WinMain is the function that starts your application. Once your application is running, the Windows operating system will start placing your application's messages in a message queue. WinMain makes three Windows API calls to get these messages from the operating system and to process them. First, it calls GetMessage to retrieve a message. Then, it calls TranslateMessage to perform any necessary conversion of the message. Finally, WinMain calls DispatchMessage, which tells the operating system to send the message to the appropriate WndProc for handling.
Once WndProc receives a message, it looks through its message handlers for instructions on what should be done with the message. Your job as a Windows application programmer is to write the handlers.
A Simple MFC Application: Less than 20 Lines of Code
Next, we'll look at a simple, bare-bones MFC application. MFC provides WinMain and WndProc. We must provide an MFC-derived application class and window management class.
Our application class will be derived from the MFC class CWinApp. CWinApp provides all the member variables and functions to initialize, start, run, and close an application. CWinApp contains a pointer called m_pMainWnd, which will point to an object of our derived window management class. Each MFC application has one and only one object derived directly from CWinApp. In the example below, that class is called "CMyApp."
Our window management class will be derived from CFrameWnd. CFrameWnd has all the member variables and functions to create and manage windows. Note that when you create an object of our derived windows class, you have not created an actual window. The new object uses its Create() function to create windows.
Here's what happens when we start our program. You can follow along in the code:
WinMain runs this code: CMyApp app;. This creates an object of type CMyApp named "app". app will have all the member variables and functions of CWinApp that are needed to start, run, and close our application.

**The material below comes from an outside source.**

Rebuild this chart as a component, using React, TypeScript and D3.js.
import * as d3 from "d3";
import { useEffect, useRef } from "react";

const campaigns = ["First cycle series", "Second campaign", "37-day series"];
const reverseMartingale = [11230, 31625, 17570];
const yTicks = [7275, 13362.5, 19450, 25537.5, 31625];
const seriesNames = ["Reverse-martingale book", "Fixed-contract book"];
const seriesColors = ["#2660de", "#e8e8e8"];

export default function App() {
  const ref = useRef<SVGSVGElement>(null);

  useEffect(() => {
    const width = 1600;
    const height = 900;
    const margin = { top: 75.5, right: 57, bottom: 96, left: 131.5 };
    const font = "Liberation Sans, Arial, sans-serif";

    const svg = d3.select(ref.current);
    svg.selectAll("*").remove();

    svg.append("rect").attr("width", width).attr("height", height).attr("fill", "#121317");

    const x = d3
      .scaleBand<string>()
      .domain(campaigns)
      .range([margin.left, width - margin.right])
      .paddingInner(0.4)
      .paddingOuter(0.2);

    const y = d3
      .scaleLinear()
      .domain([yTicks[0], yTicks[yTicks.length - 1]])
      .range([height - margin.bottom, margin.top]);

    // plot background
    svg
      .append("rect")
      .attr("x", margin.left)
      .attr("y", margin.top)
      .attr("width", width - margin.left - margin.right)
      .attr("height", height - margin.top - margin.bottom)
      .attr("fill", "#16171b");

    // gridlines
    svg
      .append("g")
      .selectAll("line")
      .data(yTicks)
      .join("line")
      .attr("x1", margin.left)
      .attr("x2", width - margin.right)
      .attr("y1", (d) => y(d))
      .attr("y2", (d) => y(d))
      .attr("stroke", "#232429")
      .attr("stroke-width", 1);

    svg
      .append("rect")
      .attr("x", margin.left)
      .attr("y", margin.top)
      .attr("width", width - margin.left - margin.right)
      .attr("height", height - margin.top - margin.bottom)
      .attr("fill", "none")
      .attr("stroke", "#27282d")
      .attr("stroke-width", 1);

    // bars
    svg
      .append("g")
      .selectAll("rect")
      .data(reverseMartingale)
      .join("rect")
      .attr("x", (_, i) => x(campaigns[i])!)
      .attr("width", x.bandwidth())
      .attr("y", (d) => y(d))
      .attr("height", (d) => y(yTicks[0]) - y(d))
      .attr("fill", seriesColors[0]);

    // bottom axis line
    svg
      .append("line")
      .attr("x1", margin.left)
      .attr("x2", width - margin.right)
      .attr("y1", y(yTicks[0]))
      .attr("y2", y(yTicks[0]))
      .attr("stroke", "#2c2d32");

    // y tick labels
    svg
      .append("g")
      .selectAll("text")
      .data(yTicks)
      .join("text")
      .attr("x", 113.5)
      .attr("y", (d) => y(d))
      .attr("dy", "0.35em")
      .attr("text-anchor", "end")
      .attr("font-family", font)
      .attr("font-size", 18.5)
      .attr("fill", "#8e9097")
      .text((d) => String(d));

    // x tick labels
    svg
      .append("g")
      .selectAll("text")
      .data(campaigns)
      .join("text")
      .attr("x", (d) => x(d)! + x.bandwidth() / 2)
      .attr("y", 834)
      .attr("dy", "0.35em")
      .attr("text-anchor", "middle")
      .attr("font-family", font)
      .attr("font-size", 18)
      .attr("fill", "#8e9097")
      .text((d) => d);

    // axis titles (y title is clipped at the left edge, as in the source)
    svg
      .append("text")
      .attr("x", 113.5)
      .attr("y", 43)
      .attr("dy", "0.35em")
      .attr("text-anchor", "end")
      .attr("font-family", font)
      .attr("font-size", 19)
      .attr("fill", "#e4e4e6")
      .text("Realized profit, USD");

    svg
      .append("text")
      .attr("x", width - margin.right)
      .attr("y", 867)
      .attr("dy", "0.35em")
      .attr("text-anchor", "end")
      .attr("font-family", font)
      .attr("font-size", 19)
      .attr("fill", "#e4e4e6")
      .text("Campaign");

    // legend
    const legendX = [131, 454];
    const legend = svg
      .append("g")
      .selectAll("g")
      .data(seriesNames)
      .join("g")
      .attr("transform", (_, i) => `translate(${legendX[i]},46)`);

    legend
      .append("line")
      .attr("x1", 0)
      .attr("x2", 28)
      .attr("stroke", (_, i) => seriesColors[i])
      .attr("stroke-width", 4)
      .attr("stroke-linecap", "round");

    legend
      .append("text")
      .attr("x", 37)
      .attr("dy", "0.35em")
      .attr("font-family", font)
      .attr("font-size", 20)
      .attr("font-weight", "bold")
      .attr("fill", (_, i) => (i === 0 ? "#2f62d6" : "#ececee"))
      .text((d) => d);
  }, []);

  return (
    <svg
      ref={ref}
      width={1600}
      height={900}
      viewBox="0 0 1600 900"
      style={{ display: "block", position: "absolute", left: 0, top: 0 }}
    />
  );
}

Then WinMain calls app's InitInstance() function. InitInstance() creates a new CMyWnd object with m_pMainWnd = new CMyWnd;.
The CMyWnd constructor calls its Create() function, which creates an instance of the window but does not display it.

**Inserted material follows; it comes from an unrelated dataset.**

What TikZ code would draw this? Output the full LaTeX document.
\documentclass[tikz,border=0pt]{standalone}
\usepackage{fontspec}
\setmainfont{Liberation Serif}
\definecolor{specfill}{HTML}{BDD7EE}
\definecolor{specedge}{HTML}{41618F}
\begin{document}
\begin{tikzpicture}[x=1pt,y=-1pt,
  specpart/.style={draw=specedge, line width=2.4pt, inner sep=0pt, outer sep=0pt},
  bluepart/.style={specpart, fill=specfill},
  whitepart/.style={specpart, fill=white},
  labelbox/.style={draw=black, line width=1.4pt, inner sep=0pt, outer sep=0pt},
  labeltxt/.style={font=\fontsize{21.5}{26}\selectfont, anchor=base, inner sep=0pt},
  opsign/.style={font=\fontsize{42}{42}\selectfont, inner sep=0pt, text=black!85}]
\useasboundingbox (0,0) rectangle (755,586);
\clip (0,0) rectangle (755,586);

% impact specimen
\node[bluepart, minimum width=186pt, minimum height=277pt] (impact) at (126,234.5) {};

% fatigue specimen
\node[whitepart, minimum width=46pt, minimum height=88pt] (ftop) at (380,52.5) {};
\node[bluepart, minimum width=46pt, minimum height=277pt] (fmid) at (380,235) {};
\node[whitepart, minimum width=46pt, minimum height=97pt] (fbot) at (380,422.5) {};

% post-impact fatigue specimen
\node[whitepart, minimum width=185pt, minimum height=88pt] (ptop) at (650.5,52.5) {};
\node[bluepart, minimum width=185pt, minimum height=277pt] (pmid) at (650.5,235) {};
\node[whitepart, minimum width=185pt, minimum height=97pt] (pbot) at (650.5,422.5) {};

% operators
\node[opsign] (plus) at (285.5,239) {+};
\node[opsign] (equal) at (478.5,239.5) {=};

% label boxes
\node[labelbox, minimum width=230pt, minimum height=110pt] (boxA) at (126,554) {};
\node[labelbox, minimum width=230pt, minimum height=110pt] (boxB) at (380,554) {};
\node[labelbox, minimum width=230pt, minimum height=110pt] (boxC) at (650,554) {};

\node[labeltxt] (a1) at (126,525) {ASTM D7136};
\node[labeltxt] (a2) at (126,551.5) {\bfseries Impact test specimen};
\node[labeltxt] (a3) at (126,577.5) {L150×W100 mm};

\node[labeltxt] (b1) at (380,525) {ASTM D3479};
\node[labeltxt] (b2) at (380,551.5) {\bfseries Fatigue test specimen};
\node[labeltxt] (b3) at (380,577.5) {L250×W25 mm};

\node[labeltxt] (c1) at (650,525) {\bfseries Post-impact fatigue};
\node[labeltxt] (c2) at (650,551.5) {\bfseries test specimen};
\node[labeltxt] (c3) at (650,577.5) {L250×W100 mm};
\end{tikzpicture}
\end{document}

The app's InitInstance() function then displays the window with m_pMainWnd-> ShowWindow(m_nCmdShow);.
WinMain calls the app's Run() function, which dispatches messages to the rest of the application.
Here is the code. Try itit works!
#include <afxwin.h> //derive my own window class from CFrameWnd class CMyWin: public CFrameWnd { public: CMyWin( ); DECLARE_MESSAGE_MAP( ) }; //define my window class' constructor: CMyWin::CMyWin( ) { Create(0, "This Text Will Appear in the Title Bar"); } //derive my own application class from CWinApp class CMyApp: public CWinApp { public: virtual BOOL InitInstance( ); }; //define my application class' InitInstance( ) BOOL CMyApp::InitInstance( ) { m_pMainWnd = new CMyWin( ); m_pMainWnd->ShowWindow(m_nCmdShow); m_pMainWnd->UpdateWindow(); return TRUE; } //here is my application's message map BEGIN_MESSAGE_MAP(CMyWin, CFrameWnd) // any messages to be processed by // CMyWin get listed here. END_MESSAGE_MAP( ) //declare an instance of application //class for WinMain to use. CMyApp app;
Figure 3.1 shows what you get when you compile and run.
Your actual window will be bigger.
Single Document Interface Applications
The code from the preceding section creates a simple, bare-bones application. The code that you will find in a single document interface application is more complicated, but it still works along the same lines. You still have an application class derived from CWinApp. You still have a window management class derived from CFrameWnd. In this case, however, the derived window management class is called CMainFrame.
Your derived application class still has an InitInstance() function, but the function looks a lot more complicated. Among other things, it contains something like this:
CSingleDocTemplate* pDocTemplate; pDocTemplate = new CSingleDocTemplate( IDR_MAINFRAME, RUNTIME_CLASS(CMyDoc), RUNTIME_CLASS(CMainFrame), // main SDI frame window RUNTIME_CLASS(CMyView)); AddDocTemplate(pDocTemplate);
Here, the application object creates a single document template pointer and points it to a new single document template object. There are four parameters passed to the CSingleDocTemplate constructor. The first is an integer, the resource ID for the IDR_MAINFRAME resource. The next three parameters pass class information for my Document class, Frame class, and View class. Then the pointer to this new CSingleDocTemplate is added to the list of document templates maintained by the application object. (In an SDI application, there's only one template.)
IDR_MAINFRAME is a resource containing
The application's icon
The application's menu
The accelerator table that goes with the menu
A document string
The document string contains up to seven pieces of information in substrings separated by "\n" characters:
The title that appears in the frame window's title bar.
The title assigned to new documents. If omitted, the default is "Untitled."
A description of the document type in an MDI application. This substring isn't used in an SDI application.
A description of the document type, followed by its default file name extension, for example, "My Big Program(*.mbp)."
The three letter extension for the document type, for example, ".mbp."
A name with no spaces that identifies the document type in the registry.
A descriptive name of the document type, for example, "My Big Program Document."
Here's a sample string:
"My Big Program\n\n\nMy Big Program(*.mbp)\n.mbp\ nBigProgram\nMBP Document."
Conclusion
So there you have it. Now that you know a little more about what your wizard- generated code is doing, you can go in and start modifying it. For example, if you want to change the size and positioning of your application's main window, you can modify the Create() function. Try substituting the following code for the Create() function listed in the previous example. You'll get a much smaller window positioned in the upper left corner of the screen.
RECT x; x.top = 30; x.left = 30; x.bottom = 300; x.right = 300; Create(NULL, "My New Window", WS_OVERLAPPEDWINDOW, x);
There are a lot of settings and functions you can play with. You might be the type who never changes the default code. Even so, the more you know about what's going on, the better your programs will be.